Oddly, I left the theater yesterday after seeing the new Cronenberg film A History of Violence on a bit of a giddy high. Strange for a film that’s ostensibly, or let’s face it, PRETENDS to be, wisely, “about” the “nature” of violence and blah blah. The truth is, Cronenberg is mischeviously disinterested in grandiose themes here…if History of Violence is “about” anything, it seems to be that everything is a form of mechanism, not least of all, its own narrative. It’s being released wide on a Friday by New Line, and one can almost, just almost, see what the studio was thinking: Cronenberg’s film can function as a conventional thriller, if you care to read it that way; and it seems like part of Cronenberg is asking you, even daring you, to do just that. And thus by buying into its incredibly disconcerting surface pleasures you become caught up in one of cinema’s best recent acts of trickery.
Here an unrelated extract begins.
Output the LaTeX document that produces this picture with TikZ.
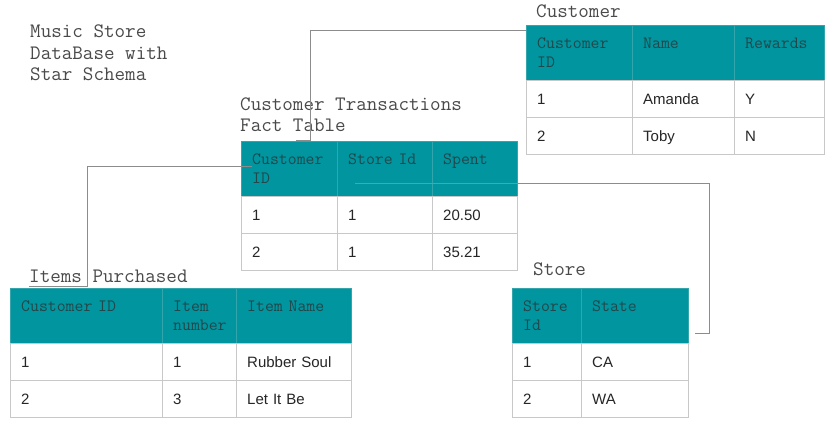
\documentclass[tikz,border=0pt]{standalone}
\usepackage{fontspec}
\setmainfont{Liberation Sans}
\definecolor{headfill}{HTML}{00959F}
\definecolor{headtext}{HTML}{23474A}
\definecolor{headline}{HTML}{33A5AD}
\definecolor{cellline}{HTML}{C8C8C8}
\definecolor{titlegray}{HTML}{4A4A4A}
\definecolor{linkgray}{HTML}{8C8C8C}
\begin{document}
\begin{tikzpicture}[x=1pt,y=-1pt,
  every node/.style={inner sep=0pt},
  title/.style={font=\ttfamily\fontsize{20.5}{21.5}\selectfont, text=titlegray, anchor=base west, align=left},
  head/.style={draw=headline, fill=headfill, anchor=north west, minimum height=55pt, inner xsep=11pt,
    align=left, font=\ttfamily\fontsize{17.3}{19}\selectfont, text=headtext},
  cell/.style={draw=cellline, fill=white, anchor=north west, minimum height=37pt, inner xsep=11pt,
    align=left, font=\fontsize{15}{18}\selectfont, text=black!85, text height=11pt, text depth=0pt},
  link/.style={draw=linkgray, line width=0.8pt}]
\fill[white] (0,0) rectangle (835,430);
\useasboundingbox (0,0) rectangle (835,430);

\node[title] (maintitle) at (30,81) {Music Store\\DataBase with\\Star Schema};

% Customer
\node[title] (custtitle) at (536,18) {Customer};
\node[head, text width=84pt] (ch1) at (526,25) {Customer\\ID};
\node[head, text width=80pt] (ch2) at (632,25) {Name\\\mbox{}};
\node[head, text width=68pt] (ch3) at (734,25) {Rewards\\\mbox{}};
\node[cell, text width=84pt] (c11) at (526,80) {1};
\node[cell, text width=80pt] (c12) at (632,80) {Amanda};
\node[cell, text width=68pt] (c13) at (734,80) {Y};
\node[cell, text width=84pt] (c21) at (526,117) {2};
\node[cell, text width=80pt] (c22) at (632,117) {Toby};
\node[cell, text width=68pt] (c23) at (734,117) {N};

% Customer Transactions
\node[title] (facttitle) at (240,132) {Customer Transactions\\Fact Table};
\node[head, text width=74pt] (fh1) at (241,141) {Customer\\ID};
\node[head, text width=73pt] (fh2) at (337,141) {Store Id\\\mbox{}};
\node[head, text width=63pt] (fh3) at (432,141) {Spent\\\mbox{}};
\node[cell, text width=74pt] (f11) at (241,196) {1};
\node[cell, text width=73pt] (f12) at (337,196) {1};
\node[cell, text width=63pt] (f13) at (432,196) {20.50};
\node[cell, text width=74pt] (f21) at (241,233) {2};
\node[cell, text width=73pt] (f22) at (337,233) {1};
\node[cell, text width=63pt] (f23) at (432,233) {35.21};

% Items Purchased
\node[title] (itemstitle) at (29,283) {Items Purchased};
\node[head, text width=130pt] (ih1) at (10,288) {Customer ID\\\mbox{}};
\node[head, text width=52pt] (ih2) at (162,288) {Item\\number};
\node[head, text width=93pt] (ih3) at (236,288) {Item Name\\\mbox{}};
\node[cell, text width=130pt] (i11) at (10,343) {1};
\node[cell, text width=52pt] (i12) at (162,343) {1};
\node[cell, text width=93pt] (i13) at (236,343) {Rubber Soul};
\node[cell, text width=130pt] (i21) at (10,380) {2};
\node[cell, text width=52pt] (i22) at (162,380) {3};
\node[cell, text width=93pt] (i23) at (236,380) {Let It Be};

% Store
\node[title] (storetitle) at (533,276) {Store};
\node[head, text width=47pt] (sh1) at (512,288) {Store\\Id};
\node[head, text width=85pt] (sh2) at (581,288) {State\\\mbox{}};
\node[cell, text width=47pt] (s11) at (512,343) {1};
\node[cell, text width=85pt] (s12) at (581,343) {CA};
\node[cell, text width=47pt] (s21) at (512,380) {2};
\node[cell, text width=85pt] (s22) at (581,380) {WA};

% links
\coordinate (k1) at ([xshift=55pt,yshift=1pt]fh1.north west);
\draw[link] ([yshift=-5pt]ch1.north west) -| ([xshift=14pt]k1) -- (k1);
\coordinate (k2) at ([xshift=11pt,yshift=-25pt]fh1.north west);
\coordinate (k3) at ([xshift=19pt,yshift=2pt]ih1.north west);
\draw[link] (k2) -| ([xshift=58pt]k3) -- (k3);
\coordinate (k4) at ([xshift=18pt,yshift=-42pt]fh2.north west);
\coordinate (k5) at ([xshift=7pt,yshift=-45pt]sh2.north east);
\draw[link] (k4) -| ([xshift=14pt]k5) -- (k5);
\end{tikzpicture}
\end{document}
It would be simply unfair to give away too much of what occurs on a basic, flat narrative level, because watching it play out, in its troublingly plasticine workmanlike manner, just doesn’t feel like anything else…it doesn’t feel right. Something’s very off here, as if we’re watching some form of eXistenZ‘s “game,” yet we are never clued into why we’re here or where we are. All we’re left with are visual clues: Viggo Mortensen’s alternately soulful and dead eyes peering out from behind a face that shifts between baby-innocent and skeleton-hollow; Maria Bello’s form-fitting cheerleader outfit, held over from her teenage days for naughty sexcapades; a tastelessly prefab home steak dinner plate adorned with bright carrots and peas. Cronenberg isn’t after the same old “dark side of suburbia” here; what he’s done is far more delightfully insidious. The tone is precariously balanced; you often find yourself rooting for plot developments (the film is Cronenberg’s most involving and fluid storytelling since The Fly) even while being distracted by the sheer artificiality of it all.
A nice complement to Haneke’s Cache in its questioning of middle-class complacency, History of Violence deserves more consideration and more viewings to tease out its ambiguities than I can grant at this early stage. I can think of nothing more subversive in American film right now than this “product,” which will be challenging the codes of film watching even as its mainstream audiences laugh along with it. Oh, did I mention it’s really funny, too?